Across the parking lot… Photo by Leonore Paulsen.

There are days when I am the last one of us to leave the school. After everyone has gone, I make sure the classrooms are tidy. I check the kitchen and put away the clean dishes and load the dishwasher with the dirty ones, if there are any. Then I turn out the lights and lock all the classroom doors. Before I leave, I take a moment to notice the emptiness of the rooms and hallways. I do not hurry. I let the day drain out of me, let the stress of the day diminish into something else, because there is stress when managing kids, and I hope that I have managed them well enough.

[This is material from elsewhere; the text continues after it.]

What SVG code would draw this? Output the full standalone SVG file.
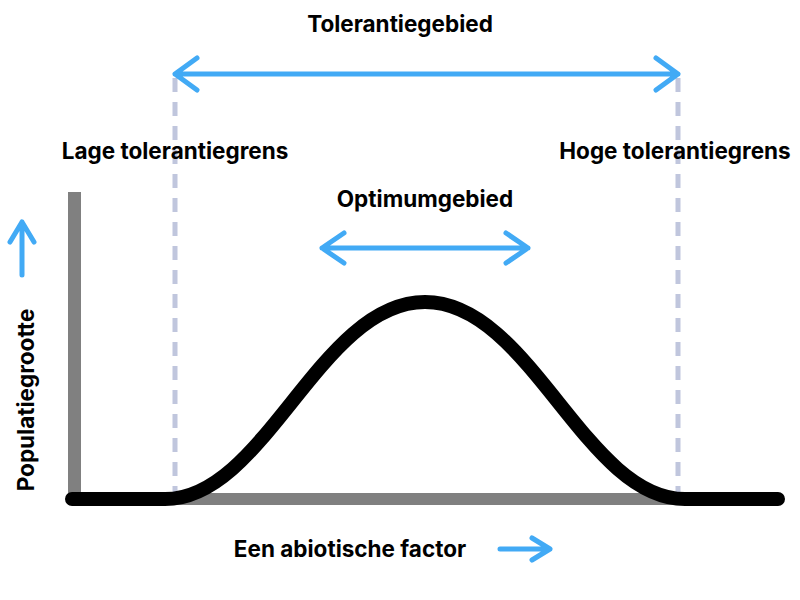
<svg xmlns="http://www.w3.org/2000/svg" width="800" height="600" viewBox="0 0 800 600">
<style>
text{font-family:Inter,"Liberation Sans",sans-serif;font-weight:bold;font-size:22.5px;fill:#000;text-anchor:middle}
.arr{stroke:#42aaf5;stroke-width:5;fill:none;stroke-linecap:round;stroke-linejoin:round}
.dash{stroke:#c0c6dd;stroke-width:5;stroke-dasharray:14 10;fill:none}
</style>
<rect width="800" height="600" fill="#fff"/>
<g id="axes">
<rect x="68" y="192" width="13" height="313" fill="#808080"/>
<rect x="68" y="493" width="712" height="12" fill="#808080"/>
</g>
<g id="limits">
<line class="dash" x1="175" y1="78" x2="175" y2="495"/>
<line class="dash" x1="678" y1="78" x2="678" y2="495"/>
</g>
<g id="curve">
<path d="M72,499 L165,499 C265,499 320,302 425,302 C530,302 585,499 685,499 L778,499" stroke="#000" stroke-width="14" fill="none" stroke-linecap="round"/>
</g>
<g id="connectors">
<path class="arr" d="M175,74 H678 M197,58 L175,74 L197,90 M656,58 L678,74 L656,90"/>
<path class="arr" d="M322,248 H528 M344,233 L322,248 L344,263 M506,233 L528,248 L506,263"/>
<path class="arr" d="M22,275 V222 M10,242 L22,222 L34,242"/>
<path class="arr" d="M500,549 H550 M532,538 L550,549 L532,560"/>
</g>
<g id="labels">
<text x="400" y="32">Tolerantiegebied</text>
<text x="175" y="159">Lage tolerantiegrens</text>
<text x="675" y="159">Hoge tolerantiegrens</text>
<text x="425" y="207">Optimumgebied</text>
<text x="350" y="557">Een abiotische factor</text>
<text transform="translate(34,400) rotate(-90)">Populatiegrootte</text>
</g>
</svg>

The kids have returned to their other lives—to their parents, to their phones, to their computers, their video games, to their pets, and to whatever obligations they might have. Without them here, I can drift into this life that I go on imagining, and occasionally, there is some other moment or something else that glimmers with a past. I cross the parking lot that in mid-April still had snow in it. More and more birds are returning. One evening I watched a magpie fly over the parking lot. The bird flew with a stick twice as long as its body. This was the first magpie of this season that I have seen doing this, toting a stick to some new nest somewhere. The way the bird flew was to flap its wings then hesitate, then fall then flap then hesitate. The motion looked a like a succession of waves or how we swim our arm when we drive with the window down and poke our arm outside and lift our hand. That wave. That swimming curve. I watched the magpie until I couldn’t see it anymore then kept on my journey across the parking lot. And it is a journey, or it should be, truth be told.

The last verse of “Spring Can Really Hang You Up the Most,” by the way, goes like this:

All alone, the party’s over.
Old man winter was a gracious host,
But when you keep praying for snow to hide the clover,

Spring can really hang you up the most.
Notice that mixture of snow and clover, of warm and cool, of what is here and what we will miss. All these melancholy songs.